What is a Closing Disclosure?
The Closing Disclosure (CD) is a five-page form that provides final details about the mortgage loan you have selected, including loan terms, projected monthly payments, and all closing costs. Federal law requires that borrowers receive the Closing Disclosure at least three business days before closing, giving them time to review the numbers and compare them to the Loan Estimate they received earlier.
What the CD contains
Page 1: Loan terms, projected payments, and costs at closing.
Page 2: Detailed breakdown of closing costs — origination charges, services you can and cannot shop for, taxes, government fees, and prepaids.
Page 3: Cash to close calculation, showing how the closing costs, down payment, credits, and adjustments result in the final amount needed.

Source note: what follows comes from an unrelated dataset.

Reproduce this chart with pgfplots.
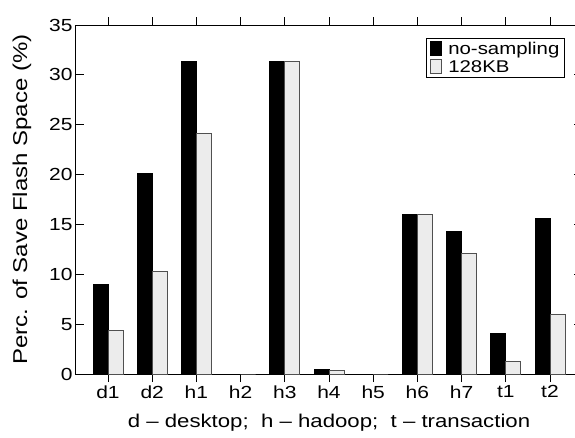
\documentclass[border=0pt]{standalone}
\usepackage{fontspec}
\setmainfont{Liberation Sans}[FakeStretch=1.2]
\usepackage{pgfplots}
\pgfplotsset{compat=1.18}
\usetikzlibrary{calc}
\definecolor{lightbar}{RGB}{236,236,236}
\definecolor{lightedge}{RGB}{80,80,80}
\begin{document}
\begin{tikzpicture}
\begin{axis}[
  scale only axis,
  width=506pt, height=349pt,
  xmin=-0.724, xmax=10.724,
  ymin=0, ymax=35,
  ytick={0,5,10,15,20,25,30,35},
  xtick={0,1,2,3,4,5,6,7,8,9,10},
  xticklabels={d1,d2,h1,h2,h3,h4,h5,h6,h7,t1,t2},
  tick align=inside,
  major tick length=8pt,
  tick style={black, line width=0.8pt},
  axis line style={line width=1pt},
  /pgf/number format/assume math mode=true,
  tick label style={font=\fontsize{17.5}{21}\selectfont},
  xlabel={d -- desktop;\ \ h -- hadoop;\ \ t -- transaction},
  ylabel={Perc. of Save Flash Space (\%)},
  xlabel style={at={(axis description cs:0.5,-0.1547)}, anchor=base, font=\fontsize{18.5}{22}\selectfont},
  ylabel style={at={(axis description cs:-0.0968,0.5)}, anchor=base, font=\fontsize{20}{24}\selectfont},
  ybar=0pt,
  bar width=15pt,
  legend style={at={(axis description cs:0.6917,0.9628)}, anchor=north west,
    draw=black, line width=1pt, font=\fontsize{17}{20}\selectfont,
    inner xsep=3pt, inner ysep=2pt, row sep=0pt, column sep=5pt},
  legend cell align=left,
  legend image code/.code={\draw[#1, line width=0.8pt] (0pt,-6pt) rectangle (11pt,8pt);},
]
\addplot[fill=black, draw=black, line width=0.8pt] coordinates {
 (0,9.0) (1,20.1) (2,31.3) (3,0) (4,31.3) (5,0.5) (6,0) (7,16.0) (8,14.3) (9,4.1) (10,15.6)};
\addplot[fill=lightbar, draw=lightedge, line width=0.8pt] coordinates {
 (0,4.4) (1,10.3) (2,24.1) (3,0) (4,31.3) (5,0.4) (6,0) (7,16.0) (8,12.1) (9,1.3) (10,6.0)};
\legend{no-sampling,128KB}
\coordinate (A) at (rel axis cs:0,0);
\end{axis}
\pgfresetboundingbox
\path[use as bounding box] ($(A)+(-76pt,-63pt)$) rectangle ($(A)+(499pt,374pt)$);
\end{tikzpicture}
\end{document}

Pages 4-5: Loan information, escrow details, and contact information.
Reviewing the CD
Compare every line item to your Loan Estimate. Key things to check: interest rate (should match your lock), loan amount, monthly payment, closing costs (should be within tolerance of the estimate), cash to close, prepaid items, and escrow amounts. If anything has changed significantly, ask your lender to explain before closing.
Cash transactions
Cash transactions (no mortgage) do not receive a Closing Disclosure because there is no lender. Instead, the title company provides a settlement statement (sometimes using the HUD-1 form or a similar document) that details all costs and disbursements.
For wholesalers
In assignment transactions, the end buyer's Closing Disclosure (if they are getting a loan) will show the full purchase price including your assignment fee. In double closes, each transaction has its own settlement statement. Understanding these documents helps you verify that your fee is correctly reflected at closing.